« Picasso caricature allégrement son ami en duelliste, en marin, en académicien, en pape. Il se représente avec lui en train de trinquer. Ils sont tous deux habités par le continent noir, ses têtes et ses masques qui sont autant de défis au puritanisme ambiant. Apollinaire appelle Picasso “l’oiseau du Bénin”[1]. » Ce surnom pose question : était-ce un sentiment diffus associant le peintre à une sorte de prédateur ? Ou le poète puise-t-il dans son imaginaire associé au Bénin, compte tenu de la diffusion et du commerce des œuvres à cette époque ? Faut-il y chercher une signification fantasmée sur l’histoire, le rôle, les rites, liés aux œuvres ?
Tous deux accordent en effet une place centrale aux arts d’autres civilisations non européennes, notamment africaine et océanienne. Leurs idées sur le sujet pourraient s’apparenter à un discours anticolonial, idées qu’ils partagent avec d’autres membres de leur « groupe », à savoir Max Jacob, André Salmon, Félix Fénéon ou Alfred Jarry, tous conscients des abus du pouvoir colonial. Affirmer alors que l’Europe « civilisée » avait bien des choses à apprendre des « primitifs » revenait à prendre le contre-pied des idées généralement acquises sur le rôle et la mission « civilisatrice » du vieux continent.[2] Picasso s’intéresse à l’Afrique, mais avec une démarche singulière, souhaitant mêler le beau et le laid, briser les critères du bon goût, montrer autre chose, interroger sur l’œuvre d’art, son origine et sa signification. Apollinaire et lui appréciaient les œuvres venues d’ailleurs, dans leur dimension artistique, authentique et sincère. Le poète transcrit la pensée du peintre : « Mes plus grandes émotions artistiques, je les ai ressenties lorsque m’apparut soudain la sublime beauté des sculptures exécutées par les artistes anonymes de l’Afrique. Ces ouvrages d’un art religieux, passionné et rigoureusement logiques sont ce que l’âme humaine a produit de plus beau. »[3] Les deux artistes font montre d’un immense et réel respect pour ces artistes « anonymes » et leurs œuvres. Ils s’y intéressent pour leurs formes, mais aussi et surtout pour ce qu’elles incarnent, sur les plans politique et poétique, dans leur sens du sacré et du mystérieux. En témoignent, chez le poète, les œuvres qui se trouvaient dans son appartement du boulevard Saint-Germain, qui furent immortalisées par René-Jacques.

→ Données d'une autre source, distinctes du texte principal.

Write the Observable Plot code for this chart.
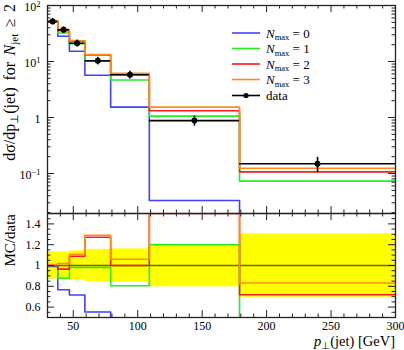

[1] Philippe Sollers, ibid.
[2] Lire à ce sujet le texte de Maureen Murphy, « Apollinaire et l’oiseau du Bénin (Picasso) : le primitivisme en question. », catalogue d’expo, ibid, p. 83-96.
[3] Ibid. La citation est issue de Guillaume Apollinaire, Propos de Pablo Picasso. Paris, bibliothèque littéraire Jacques-Doucet, Archives Apollinaire, Ms 7540.